This SQL command is used to add a new row of data to a table.
INSERT
What is a combination of a data lake and a data warehouse called?
Data Lakehouse
In SQL, this clause returns only unique rows from a table, just like Suman's favorite single malt scotch stands out in a world of blended whiskies.
Distinct
Developed by Anthropic, this AI assistant emphasizes helpfulness and safety in responses.
Claude
In a dataset, this refers to an unusual value far from other observations.
Outlier
This is Amazon’s fully managed relational database service.
Amazon RDS
This is the open-source engine that Databricks was originally built around.
Apache Spark
In a relational database, this type of key uniquely identifies each row, like a serial number on a tequila bottle.
Primary key
This is Google DeepMind’s conversational AI system.
Gemini
$800: In machine learning, this type of model finds patterns in unlabeled data.
Unsupervised learning
This is Google Cloud’s serverless data warehouse.
BigQuery
This is the the governance layer for Databricks.
Unity Catalog
In natural language processing, this model “ferments” text into embeddings to understand meaning, like fermenting grains into whiskey.

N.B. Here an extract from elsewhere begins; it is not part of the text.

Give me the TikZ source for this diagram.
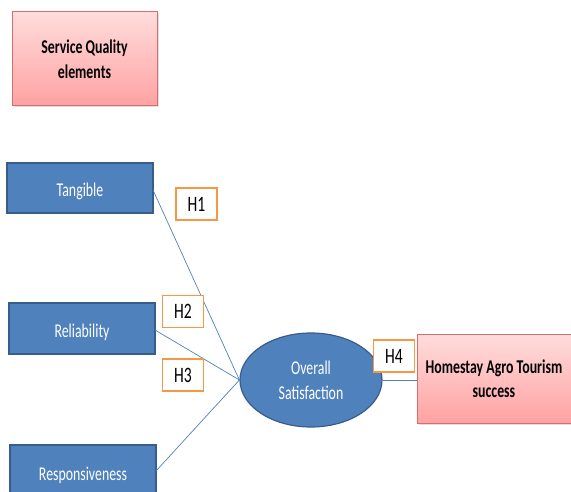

Also this is an action figure / movie.
Transformer
This AI model by Meta (Facebook) is an open-weight LLM often used for research purposes.
LLaMA
This open-source tool helps data engineers and analysts transform, test, and document data in the warehouse using SQL-based models.
Hint: If you add an "e" somewhere, it's now a card or financial transaction.
dbt
This is Amazon’s NoSQL key-value and document database.
DynamoDB
This is the Databricks feature that automatically creates train/test splits and evaluates models. (Other platforms use it too)
AutoML
In Pandas, this method returns the first n rows of a DataFrame, like the frothy foam layers at the top of a draft-poured beer.
Head()
This Chinese-developed AI model, known for its cheap training for R1, had significant delays in launching its R2 version due to hardware issues with Huawei's Ascend chips.
DeepSeek
This AWS generative AI assistant, launched in 2023, helps developers and business users generate content and answer questions from enterprise data.
Amazon Q
Amazon Neptune is this kind of serverless database.
Graph database
This open-source platform, created by Databricks, helps manage the entire machine learning lifecycle, including tracking experiments, packaging models, and deploying them.
MLflow
This “brew” of open-source tools helps you mix layers and neurons into a smooth deep learning model, widely used for AI “cocktails.”
TensorFlow
Developed by Alibaba, this AI model series, including the 2.5-Max version, is recognized for its strong performance in coding tasks and multilingual understanding
Qwen
In geospatial data, this type of data stores information in a grid of pixels, like satellite images or digital photos.
Raster